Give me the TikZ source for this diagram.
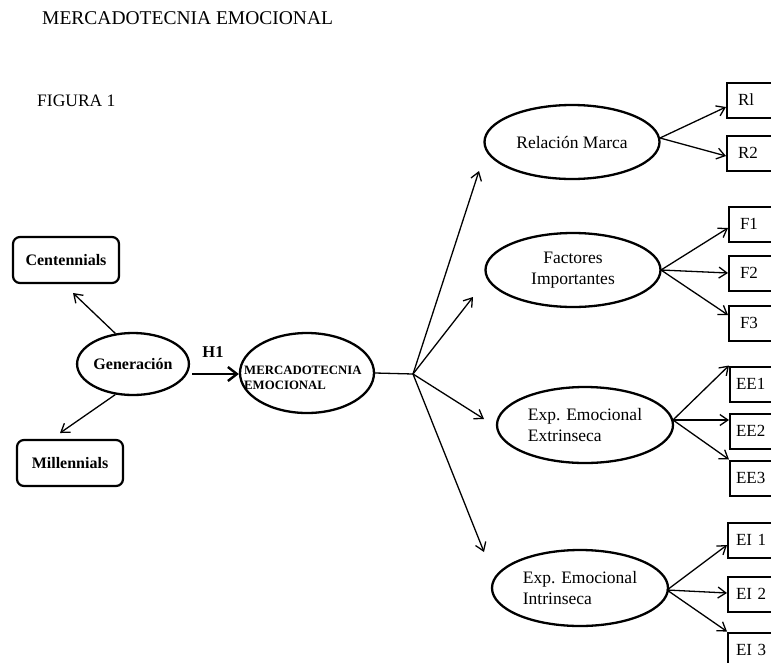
\documentclass[tikz,border=0pt]{standalone}
\usepackage{fontspec}
\setmainfont{Liberation Serif}
\usetikzlibrary{shapes.geometric,arrows.meta}
\begin{document}
\begin{tikzpicture}[x=1pt,y=-1pt,
  arr/.style={line width=1.3pt,-{Straight Barb[length=8pt,width=11pt,line width=1.3pt]}},
  ell/.style={ellipse,draw,line width=2.3pt,inner sep=0pt},
  rbox/.style={draw,rounded corners=7pt,line width=2.2pt,minimum width=106pt,minimum height=46pt,font=\fontsize{16}{19}\selectfont\bfseries},
  ibox/.style={draw,line width=2pt,minimum height=35pt,text width=60pt,inner xsep=11pt,align=left,font=\fontsize{17}{20}\selectfont,anchor=west},
  etext/.style={font=\fontsize{17.5}{21}\selectfont}]
\clip (0,0) rectangle (771,662);
\fill[white] (0,0) rectangle (771,662);
% titles
\node[anchor=west,font=\fontsize{19.5}{23}\selectfont,inner sep=0pt] (title) at (42,18) {MERCADOTECNIA EMOCIONAL};
\node[anchor=west,font=\fontsize{17.5}{21}\selectfont,inner sep=0pt] (fig) at (37,101) {FIGURA 1};
% left
\node[rbox] (cen) at (66,260) {Centennials};
\node[rbox] (mil) at (70,463) {Millennials};
\node[ell,minimum width=107pt,minimum height=62pt,font=\fontsize{16}{19}\selectfont\bfseries] (gen) at (133,364) {Generación};
\node[ell,minimum width=134pt,minimum height=80pt] (me) at (307,373) {};
\node[anchor=west,align=left,inner sep=0pt,font=\fontsize{12.8}{15}\selectfont\bfseries] (metext) at (244,378) {MERCADOTECNIA\\EMOCIONAL};
\coordinate (cenT) at (73,293);
\coordinate (milT) at (60,433);
\draw[arr] (gen.120) -- (cenT);
\draw[arr] (gen.240) -- (milT);
\coordinate (hs) at (192,374);
\draw[line width=2.6pt,-{Straight Barb[length=9pt,width=14pt,line width=2.4pt]}] (hs) -- (me.west |- hs);
\node[font=\fontsize{16.5}{19}\selectfont\bfseries] (h1) at (213,352) {H1};
% hub
\coordinate (hub) at (413,374);
\draw[line width=1.3pt] (me.east) -- (hub);
\coordinate (t1) at (479,171);
\coordinate (t2) at (473,297);
\coordinate (t3) at (484,419);
\coordinate (t4) at (484,552);
\foreach \t in {t1,t2,t3,t4} \draw[arr] (hub) -- (\t);
% right ellipses
\node[ell,minimum width=175pt,minimum height=74pt,etext] (rm) at (572,142) {Relación Marca};
\node[ell,minimum width=175pt,minimum height=74pt,etext,align=center] (fi) at (573,270) {Factores\\Importantes};
\node[ell,minimum width=176pt,minimum height=76pt,etext,align=left] (ee) at (585,425) {Exp. Emocional\\Extrinseca};
\node[ell,minimum width=176pt,minimum height=76pt,etext,align=left] (ei) at (580,588) {Exp. Emocional\\Intrinseca};
% indicator boxes
\node[ibox] (r1) at (726,100) {Rl};
\node[ibox] (r2) at (726,153) {R2};
\node[ibox] (f1) at (728,224) {F1};
\node[ibox] (f2) at (728,273) {F2};
\node[ibox] (f3) at (728,323) {F3};
\node[ibox,inner xsep=6pt] (ee1) at (729,384) {EE1};
\node[ibox,inner xsep=6pt] (ee2) at (729,431) {EE2};
\node[ibox,inner xsep=6pt] (ee3) at (729,478) {EE3};
\node[ibox,inner xsep=8pt] (ei1) at (727,540) {EI 1};
\node[ibox,inner xsep=8pt] (ei2) at (727,594) {EI 2};
\node[ibox,inner xsep=8pt] (ei3) at (727,650) {EI 3};
% connectors
\coordinate (rmE) at (660,138);
\draw[arr] (rmE) -- (r1.west |- 0,107);
\draw[arr] (rmE) -- (r2.west |- 0,156);
\coordinate (fiE) at (661,270);
\draw[arr] (fiE) -- (f1.west |- 0,228);
\draw[arr] (fiE) -- (f2.west);
\draw[arr] (fiE) -- (f3.west |- 0,315);
\coordinate (eeE) at (673,420);
\draw[arr] (eeE) -- (ee1.north west);
\draw[arr] (eeE) -- (ee2.west |- 0,420);
\draw[arr] (eeE) -- (ee3.north west);
\coordinate (eiE) at (667,590);
\draw[arr] (eiE) -- (ei1.west |- 0,545);
\draw[arr] (eiE) -- (ei2.west |- 0,593);
\draw[arr] (eiE) -- (ei3.north west);
\end{tikzpicture}
\end{document}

● WRITTEN REQUEST: All of the lines above should be printed exactly, minus the pictures.

● IN RESPONSE:
Give me the TikZ source for this diagram.
\documentclass[tikz,border=0pt]{standalone}
\usepackage{fontspec}
\setmainfont{Liberation Serif}
\usetikzlibrary{shapes.geometric,arrows.meta}
\begin{document}
\begin{tikzpicture}[x=1pt,y=-1pt,
  arr/.style={line width=1.3pt,-{Straight Barb[length=8pt,width=11pt,line width=1.3pt]}},
  ell/.style={ellipse,draw,line width=2.3pt,inner sep=0pt},
  rbox/.style={draw,rounded corners=7pt,line width=2.2pt,minimum width=106pt,minimum height=46pt,font=\fontsize{16}{19}\selectfont\bfseries},
  ibox/.style={draw,line width=2pt,minimum height=35pt,text width=60pt,inner xsep=11pt,align=left,font=\fontsize{17}{20}\selectfont,anchor=west},
  etext/.style={font=\fontsize{17.5}{21}\selectfont}]
\clip (0,0) rectangle (771,662);
\fill[white] (0,0) rectangle (771,662);
% titles
\node[anchor=west,font=\fontsize{19.5}{23}\selectfont,inner sep=0pt] (title) at (42,18) {MERCADOTECNIA EMOCIONAL};
\node[anchor=west,font=\fontsize{17.5}{21}\selectfont,inner sep=0pt] (fig) at (37,101) {FIGURA 1};
% left
\node[rbox] (cen) at (66,260) {Centennials};
\node[rbox] (mil) at (70,463) {Millennials};
\node[ell,minimum width=107pt,minimum height=62pt,font=\fontsize{16}{19}\selectfont\bfseries] (gen) at (133,364) {Generación};
\node[ell,minimum width=134pt,minimum height=80pt] (me) at (307,373) {};
\node[anchor=west,align=left,inner sep=0pt,font=\fontsize{12.8}{15}\selectfont\bfseries] (metext) at (244,378) {MERCADOTECNIA\\EMOCIONAL};
\coordinate (cenT) at (73,293);
\coordinate (milT) at (60,433);
\draw[arr] (gen.120) -- (cenT);
\draw[arr] (gen.240) -- (milT);
\coordinate (hs) at (192,374);
\draw[line width=2.6pt,-{Straight Barb[length=9pt,width=14pt,line width=2.4pt]}] (hs) -- (me.west |- hs);
\node[font=\fontsize{16.5}{19}\selectfont\bfseries] (h1) at (213,352) {H1};
% hub
\coordinate (hub) at (413,374);
\draw[line width=1.3pt] (me.east) -- (hub);
\coordinate (t1) at (479,171);
\coordinate (t2) at (473,297);
\coordinate (t3) at (484,419);
\coordinate (t4) at (484,552);
\foreach \t in {t1,t2,t3,t4} \draw[arr] (hub) -- (\t);
% right ellipses
\node[ell,minimum width=175pt,minimum height=74pt,etext] (rm) at (572,142) {Relación Marca};
\node[ell,minimum width=175pt,minimum height=74pt,etext,align=center] (fi) at (573,270) {Factores\\Importantes};
\node[ell,minimum width=176pt,minimum height=76pt,etext,align=left] (ee) at (585,425) {Exp. Emocional\\Extrinseca};
\node[ell,minimum width=176pt,minimum height=76pt,etext,align=left] (ei) at (580,588) {Exp. Emocional\\Intrinseca};
% indicator boxes
\node[ibox] (r1) at (726,100) {Rl};
\node[ibox] (r2) at (726,153) {R2};
\node[ibox] (f1) at (728,224) {F1};
\node[ibox] (f2) at (728,273) {F2};
\node[ibox] (f3) at (728,323) {F3};
\node[ibox,inner xsep=6pt] (ee1) at (729,384) {EE1};
\node[ibox,inner xsep=6pt] (ee2) at (729,431) {EE2};
\node[ibox,inner xsep=6pt] (ee3) at (729,478) {EE3};
\node[ibox,inner xsep=8pt] (ei1) at (727,540) {EI 1};
\node[ibox,inner xsep=8pt] (ei2) at (727,594) {EI 2};
\node[ibox,inner xsep=8pt] (ei3) at (727,650) {EI 3};
% connectors
\coordinate (rmE) at (660,138);
\draw[arr] (rmE) -- (r1.west |- 0,107);
\draw[arr] (rmE) -- (r2.west |- 0,156);
\coordinate (fiE) at (661,270);
\draw[arr] (fiE) -- (f1.west |- 0,228);
\draw[arr] (fiE) -- (f2.west);
\draw[arr] (fiE) -- (f3.west |- 0,315);
\coordinate (eeE) at (673,420);
\draw[arr] (eeE) -- (ee1.north west);
\draw[arr] (eeE) -- (ee2.west |- 0,420);
\draw[arr] (eeE) -- (ee3.north west);
\coordinate (eiE) at (667,590);
\draw[arr] (eiE) -- (ei1.west |- 0,545);
\draw[arr] (eiE) -- (ei2.west |- 0,593);
\draw[arr] (eiE) -- (ei3.north west);
\end{tikzpicture}
\end{document}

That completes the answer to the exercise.